- The argument in this book is simple:
- Global warming is real and man-made.
- Statements about strong, ominous, and immediate consequences of global warming are often wildly exaggerated, and this is unlikely to result in good policy.
- We need simpler, smarter, and more efficient solutions for global warming rather than excessive if well-intentioned efforts. Large and very expensive CO2 cuts made now will have only a rather samll and insignificant impact far in to the future.
- Many other issues are much more important than global warming. We need to get our perspective back. There are many more pressing problems int he world, such as hunger, poverty, and disease. By addressing them, we can help more people, at lower cost, with a much higher chance of success than by pursuing drastic climate policies at a cost of trillions of dollars.
Coincidentally, in the book, Lomborg predicts (based on other historical causes of hyperbole) that this fad will ultimately grow tiresome for the people and wear itself out. Last week on NPR (yes, NPR!), they did a story about environmentalists at a conference who were despondent about getting funds from banks to do their own causes; real-world problems such as the financial crisis has been naturally putting the global "catastrophe" funding on hold.

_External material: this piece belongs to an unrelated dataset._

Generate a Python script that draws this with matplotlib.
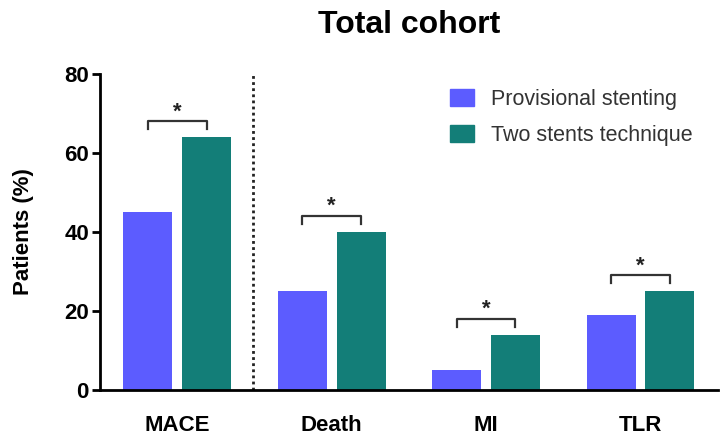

As excellent as the book is, Lomborg cannot claim the best sound-bite. That goes to a quote from Mark Hulme, director of the Tyndall Centre for Climate Change Research:
- "Framing climate change as an issue which evokes fear and personal stress becomes a self-fulfilling prophecy. By "sexing it up" we exacerbate, through psychological amplifiers, the very risks we are trying to ward off.
The careless (or conspiratorial?) translation of concern about Saddam Hussein's putative military threat into the case for WMD has had major geopolitical repercussions."